Researchers at the University of Tartu Institute of Computer Science have added Livonian, Komi, Veps and 14 other low-resource Finno-Ugric languages to Neurotõlge, the University’s machine translation engine. Most of these languages are added to a public translation engine for the first time, as they are not part of Google Translate and similar services.
In total, the translation engine supports 23 Finno-Ugric languages: in addition to the more commonly supported Estonian, Finnish and Hungarian, it now includes Livonian, Võro, Proper Karelian, Livvi Karelian, Ludian, Veps, Northern Sami, Southern Sami, Inari Sami, Skolt Sami, Lule Sami, Komi, Komi-Permyak, Udmurt, Hill Mari and Meadow Mari, Erzya, Moksha, Mansi and Khanty.
The research group now invites the speakers and researchers of these languages to contribute corrected translations to improve translation quality. This can be done by editing translations here at translate.ut.ee. Texts like poems, articles, books and others in these languages are also of great help and can be sent to ping@tartunlp.ai.
Lisa Yankovskaya, a Research Fellow in Natural Language Processing at the University of Tartu Institute of Computer Science, explained that feedback is needed to improve the translation quality because many of these languages have extremely scarce resources for creating such translation systems. “This means two things -- first, the translation quality can vary a lot, and it can be especially low when translating into low-resourced languages. Secondly, we need the help of speakers of those languages via contributing correct translations on our platform,” noted Yankovskaya.

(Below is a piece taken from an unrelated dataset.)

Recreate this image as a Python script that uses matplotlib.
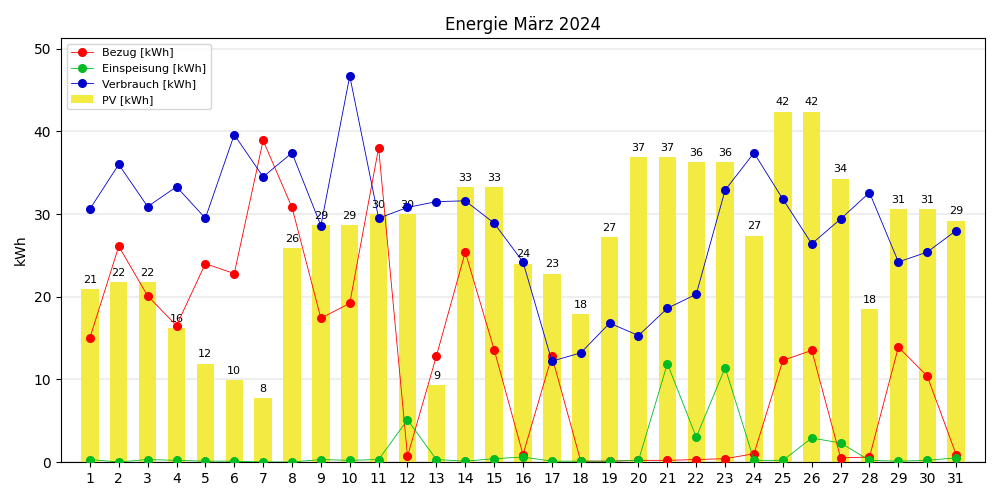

“There are several reasons for developing machine translation for low-resource languages. For example, philologists and other interested parties need the translation from these languages to understand texts, folklore, etc., without learning the language. Translating into these languages is a way of preserving endangered languages and supporting the speakers,” said Yankovskaya. She added that this is why our translation system is unrestricted and open to all users, and the software and created models are open-source.
“We started working with Finno-Ugric languages in 2021, with the first system supporting Võro, Northern Sami and Southern Sami,” said Maali Tars, Scientific Programmer at the Institute of Computer Science. According to her, we added Livonian, an extremely endangered language with just about 20 near-native speakers in the same year. In the future, we will continue to improve the quality of the current machine translation system and intend to include more Finno-Ugric languages and dialects.
This collaboration was done with the Livonian Institute at the University of Latvia, Võro Institute, the University of Eastern Finland, Karelian language revitalization programme of the University of Eastern Finland and the Arctic University of Norway.
The work is funded by the National Programme of Estonian Language Technology.